(begin)
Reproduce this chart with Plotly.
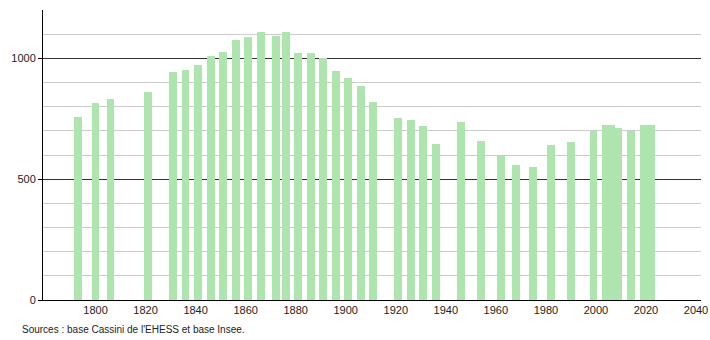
import plotly.graph_objects as go

years = [1793, 1800, 1806, 1821, 1831, 1836, 1841, 1846, 1851, 1856, 1861, 1866,
         1872, 1876, 1881, 1886, 1891, 1896, 1901, 1906, 1911, 1921, 1926, 1931,
         1936, 1946, 1954, 1962, 1968, 1975, 1982, 1990, 1999, 2004, 2006, 2009,
         2014, 2019, 2022]
population = [756, 815, 833, 861, 945, 952, 973, 1011, 1027, 1076, 1090, 1108,
              1094, 1110, 1022, 1022, 1001, 949, 918, 884, 818, 755, 743, 718,
              644, 735, 657, 595, 557, 552, 640, 653, 701, 723, 723, 710,
              701, 723, 723]
x_ticks = [1800, 1820, 1840, 1860, 1880, 1900, 1920, 1940, 1960, 1980, 2000, 2020, 2040]
y_ticks = [0, 500, 1000]
source_text = "Sources : base Cassini de l'EHESS et base Insee."

fig = go.Figure()
fig.add_trace(go.Bar(
    x=years, y=population, width=3.1,
    marker=dict(color="#aee4ae", line=dict(width=0)),
    hoverinfo="x+y",
))

font = dict(family="Liberation Sans, Arial, sans-serif", size=11, color="#222222")

fig.update_layout(
    width=710, height=340,
    margin=dict(l=43, r=9, t=10, b=40),
    paper_bgcolor="white", plot_bgcolor="white",
    showlegend=False,
    font=font,
    xaxis=dict(
        range=[1779, 2042], automargin=False,
        tickmode="array", tickvals=x_ticks, ticktext=[str(v) for v in x_ticks],
        showgrid=False, zeroline=False,
        showline=True, linecolor="#000000", linewidth=1,
        ticks="", tickfont=font,
    ),
    yaxis=dict(
        range=[0, 1200], automargin=False,
        tickmode="array", tickvals=y_ticks, ticktext=[str(v) for v in y_ticks],
        showgrid=True, gridcolor="#333333", gridwidth=1,
        zeroline=False,
        showline=True, linecolor="#000000", linewidth=1,
        ticks="outside", ticklen=4, tickcolor="#000000",
        tickfont=font,
        minor=dict(dtick=100, tick0=0, showgrid=True, gridcolor="#cccccc",
                   gridwidth=1, ticks=""),
        layer="below traces",
    ),
    bargap=0,
    annotations=[dict(
        text=source_text, xref="paper", yref="paper",
        x=-23 / 658, y=-0.075, xanchor="left", yanchor="top",
        showarrow=False, font=dict(family="Liberation Sans, Arial, sans-serif", size=10, color="#222222"),
    )],
)

fig.write_html("out.html")
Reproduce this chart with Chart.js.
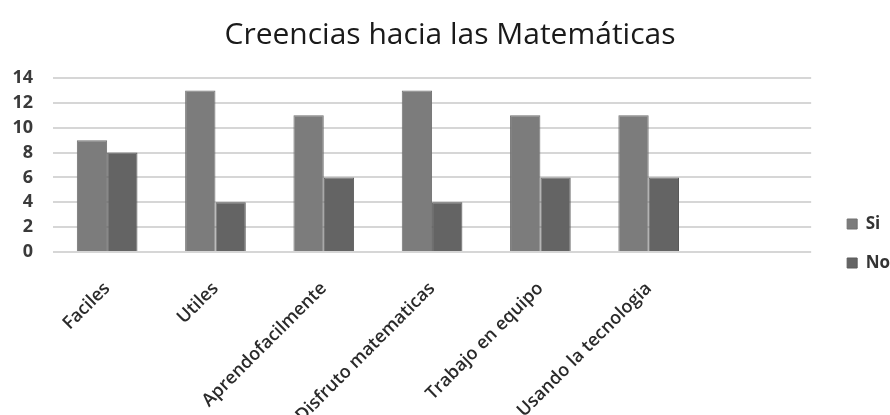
<!DOCTYPE html>
<html>
<head>
<meta charset="utf-8">
<script src="https://cdn.jsdelivr.net/npm/chart.js@4/dist/chart.umd.min.js"></script>
<style>
  html, body { margin: 0; padding: 0; background: #ffffff; overflow: hidden; }
  #wrap { width: 890px; height: 415px; overflow: hidden; position: relative; }
  canvas { display: block; }
</style>
</head>
<body>
<div id="wrap"><canvas id="c" width="900" height="415"></canvas></div>
<script>
const categories = ['Faciles', 'Utiles', 'Aprendofacilmente', 'Disfruto matematicas', 'Trabajo en equipo', 'Usando la tecnologia'];
const siValues = [9, 13, 11, 13, 11, 11];
const noValues = [8, 4, 6, 4, 6, 6];
const seriesNames = ['Si', 'No'];
const yTicks = [0, 2, 4, 6, 8, 10, 12, 14];

const FONT = "'Open Sans', 'DejaVu Sans', sans-serif";

new Chart(document.getElementById('c'), {
  type: 'bar',
  data: {
    labels: [...categories, ''],
    datasets: [
      { label: seriesNames[0], data: siValues, backgroundColor: '#7c7c7c', borderColor: '#707070', borderWidth: 1 },
      { label: seriesNames[1], data: noValues, backgroundColor: '#646464', borderColor: '#5a5a5a', borderWidth: 1 }
    ]
  },
  options: {
    responsive: false,
    animation: false,
    layout: { padding: 0 },
    datasets: { bar: { categoryPercentage: 0.56, barPercentage: 1.0 } },
    plugins: {
      title: {
        display: true,
        text: 'Creencias hacia las Matemáticas',
        color: '#1a1a1a',
        font: { family: FONT, size: 30, weight: 'normal' },
        padding: { top: 17, bottom: 25 }
      },
      legend: {
        display: true,
        position: 'right',
        align: 'center',
        title: { display: true, text: '', padding: { top: 57.6, bottom: 0 }, font: { size: 12 } },
        labels: {
          boxWidth: 10,
          boxHeight: 10,
          padding: 22,
          color: '#333333',
          font: { family: FONT, size: 17, weight: 'bold' }
        }
      },
      tooltip: { enabled: false }
    },
    scales: {
      x: {
        grid: { display: false, drawTicks: false },
        border: { display: false },
        ticks: {
          autoSkip: false,
          maxRotation: 45,
          minRotation: 45,
          padding: 26,
          color: '#2a2a2a',
          font: { family: FONT, size: 18, weight: '600' }
        },
        afterFit(s) { s.height = 163; }
      },
      y: {
        min: 0,
        max: 14,
        afterBuildTicks(s) { s.ticks = yTicks.map(v => ({ value: v })); },
        grid: { color: '#d6d6d6', lineWidth: 2, drawTicks: false },
        border: { display: false },
        ticks: {
          padding: 20,
          color: '#3a3a3a',
          font: { family: FONT, size: 18, weight: 'bold' }
        },
        afterFit(s) { s.width = 53; }
      },
      yPad: {
        type: 'linear',
        axis: 'y',
        position: 'right',
        display: true,
        grid: { display: false, drawTicks: false },
        border: { display: false },
        ticks: { display: false },
        afterFit(s) { s.width = 14; }
      }
    }
  }
});
</script>
</body>
</html>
(end)
| Objective |
Only the lines from the start of the material through the line containing "base Cassini de" should be transcribed. Pictures stay out.

| Solution |
Reproduce this chart with Plotly.
import plotly.graph_objects as go

years = [1793, 1800, 1806, 1821, 1831, 1836, 1841, 1846, 1851, 1856, 1861, 1866,
         1872, 1876, 1881, 1886, 1891, 1896, 1901, 1906, 1911, 1921, 1926, 1931,
         1936, 1946, 1954, 1962, 1968, 1975, 1982, 1990, 1999, 2004, 2006, 2009,
         2014, 2019, 2022]
population = [756, 815, 833, 861, 945, 952, 973, 1011, 1027, 1076, 1090, 1108,
              1094, 1110, 1022, 1022, 1001, 949, 918, 884, 818, 755, 743, 718,
              644, 735, 657, 595, 557, 552, 640, 653, 701, 723, 723, 710,
              701, 723, 723]
x_ticks = [1800, 1820, 1840, 1860, 1880, 1900, 1920, 1940, 1960, 1980, 2000, 2020, 2040]
y_ticks = [0, 500, 1000]
source_text = "Sources : base Cassini de l'EHESS et base Insee."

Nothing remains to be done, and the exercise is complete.